Recently developed reduced-order modeling techniques aim to approximate nonlinear dynamical systems on low-dimensional manifolds learned from data. This is an effective approach for modeling dynamics in a post-transient regime where the effects of initial conditions and other disturbances have decayed. However, modeling transient dynamics near an underlying manifold, as needed for real-time control and forecasting applications, is complicated by the effects of fast dynamics and nonnormal sensitivity mechanisms. To begin to address these issues, we introduce a parametric class of nonlinear projections described by constrained autoencoder neural networks in which both the manifold and the projection fibers are learned from data. Our architecture uses invertible activation functions and biorthogonal weight matrices to ensure that the encoder is a left inverse of the decoder. We also introduce new dynamics-aware cost functions that promote learning of oblique projection fibers that account for fast dynamics and nonnormality. To demonstrate these methods and the specific challenges they address, we provide a detailed case study of a three-state model of vortex shedding in the wake of a bluff body immersed in a fluid, which has a two-dimensional slow manifold that can be computed analytically. In anticipation of future applications to high-dimensional systems, we also propose several techniques for constructing computationally efficient reduced-order models using our proposed nonlinear projection framework. This includes a novel sparsity-promoting penalty for the encoder that avoids detrimental weight matrix shrinkage via computation on the Grassmann manifold.

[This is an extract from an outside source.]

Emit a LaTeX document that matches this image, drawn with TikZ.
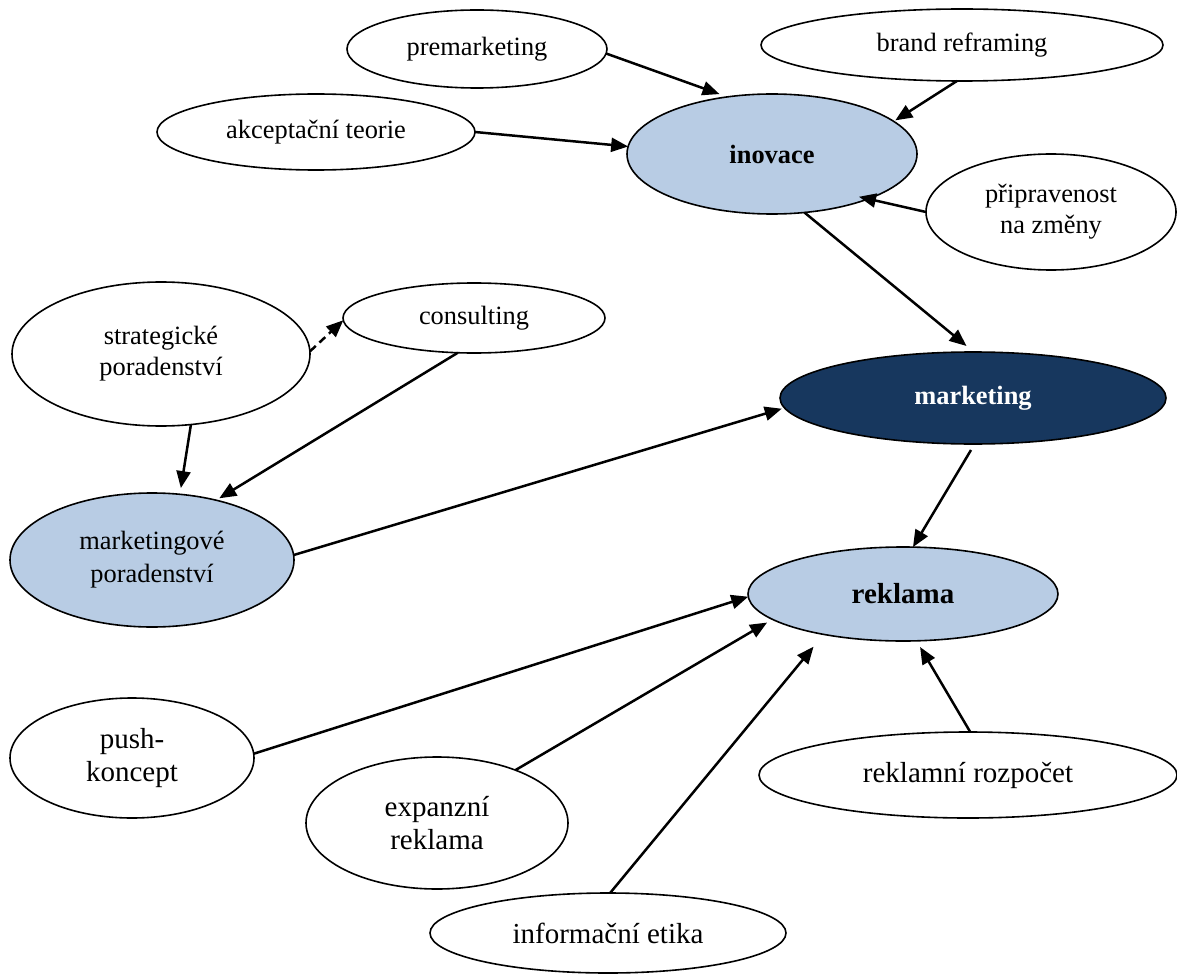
\documentclass[tikz,border=0pt]{standalone}
\usepackage{fontspec}
\setmainfont{Liberation Serif}
\usetikzlibrary{arrows.meta,shapes.geometric}
\definecolor{hubblue}{HTML}{B8CCE4}
\definecolor{hubnavy}{HTML}{17375E}
\begin{document}
\begin{tikzpicture}[x=1pt,y=-1pt,
  ell/.style={ellipse, draw=black, line width=1.6pt, fill=white, inner sep=0pt, outer sep=0pt,
    align=center, font=\fontsize{26.4}{31}\selectfont},
  bigtxt/.style={font=\fontsize{29}{33.5}\selectfont},
  hub/.style={fill=hubblue, font=\fontsize{26.4}{31}\selectfont\bfseries},
  bighub/.style={fill=hubblue, font=\fontsize{29}{33.5}\selectfont\bfseries},
  darkhub/.style={fill=hubnavy, text=white, font=\fontsize{26.4}{31}\selectfont\bfseries},
  conn/.style={line width=2.5pt, -{Triangle[length=17pt,width=14pt]}},
  dconn/.style={conn, dash pattern=on 8pt off 5pt}
]
\fill[white] (0,0) rectangle (1177,976);
\useasboundingbox (0,0) rectangle (1177,976);

\node[ell, minimum width=260, minimum height=78] (prem) at (477,49) {premarketing};
\node[ell, minimum width=402, minimum height=72] (brand) at (962,45) {brand reframing};
\node[ell, minimum width=318, minimum height=76] (akc) at (316,132) {akceptační teorie};
\node[ell, hub, minimum width=290, minimum height=120] (inov) at (772,154) {inovace};
\node[ell, minimum width=250, minimum height=116] (prip) at (1051,212) {připravenost\\na změny};
\node[ell, minimum width=298, minimum height=144] (strat) at (161,354) {strategické\\poradenství};
\node[ell, minimum width=262, minimum height=70] (cons) at (474,318) {consulting};
\node[ell, darkhub, minimum width=386, minimum height=92] (mkt) at (973,398) {\raisebox{-3pt}{marketing}};
\node[ell, hub, font=\fontsize{26.4}{33}\selectfont, minimum width=284, minimum height=134] (mkp) at (152,560) {marketingové\\poradenství};
\node[ell, bighub, minimum width=310, minimum height=94] (rek) at (903,594) {reklama};
\node[ell, bigtxt, minimum width=244, minimum height=120] (push) at (132,758) {push-\\koncept};
\node[ell, bigtxt, minimum width=262, minimum height=132] (exp) at (437,823) {expanzní\\reklama};
\node[ell, bigtxt, minimum width=418, minimum height=86] (rozp) at (968,775) {reklamní rozpočet};
\node[ell, bigtxt, minimum width=356, minimum height=80] (info) at (608,933) {informační etika};

\draw[conn, shorten >=8.4pt] (prem.-2.2) -- (inov.128.3);
\draw[conn, shorten >=1.9pt] (brand.262.3) -- (inov.15.9);
\draw[conn] (akc.0) -- (inov.177.2);
\draw[conn, shorten >=-9.5pt] (prip.180.5) -- (inov.-25.3);
\draw[conn, shorten >=9.5pt] (inov.-61.6) -- (mkt.89.5);
\draw[conn, shorten >=2.9pt] (mkp.2.4) -- (mkt.183.1);
\draw[conn, shorten >=6.3pt] (strat.-67.4) -- (mkp.67.8);
\draw[conn, shorten >=3.7pt] (cons.245.4) -- (mkp.43.7);
\draw[dconn] (strat.1.5) -- (cons.181.7);
\draw[conn, shorten <=7pt] (mkt.-88) -- (rek.78);
\draw[conn] (push.2.3) -- (rek.181.1);
\draw[conn, shorten >=6.3pt] (exp.34.2) -- (rek.191.3);
\draw[conn, shorten >=16pt] (info.87.2) -- (rek.207.9);
\draw[conn, shorten >=7.2pt] (rozp.87.3) -- (rek.-74.1);
\end{tikzpicture}
\end{document}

翻译：近年来发展的降阶建模技术旨在利用从数据中学习的低维流形近似非线性动力系统。对于初始条件及其他扰动效应已衰减的瞬态后阶段动力学建模，这是一种有效方法。然而，在实时控制与预测应用中需对底层流形附近的瞬态动力学进行建模，但快速动力学与非正态敏感性机制使得该过程复杂化。为解决这些问题，我们引入了一类由约束自编码神经网络描述的非线性投影参数化方法，其中流形与投影纤维均从数据中学习。该架构采用可逆激活函数与双正交权重矩阵，确保编码器是解码器的左逆。我们还引入了考虑快速动力学与非正态性的新型动力学感知代价函数，以促进倾斜投影纤维的学习。通过浸没流体中钝体尾迹涡脱落三状态模型（该模型具有可解析计算的二维慢流形）的详细案例研究，验证了所提方法及其针对的特定挑战。为应对未来高维系统的应用需求，我们进一步提出了利用所提非线性投影框架构建高效降阶模型的多种技术，包括一种基于格拉斯曼流形计算的编码器稀疏性惩罚机制，该机制可避免有害的权重矩阵收缩。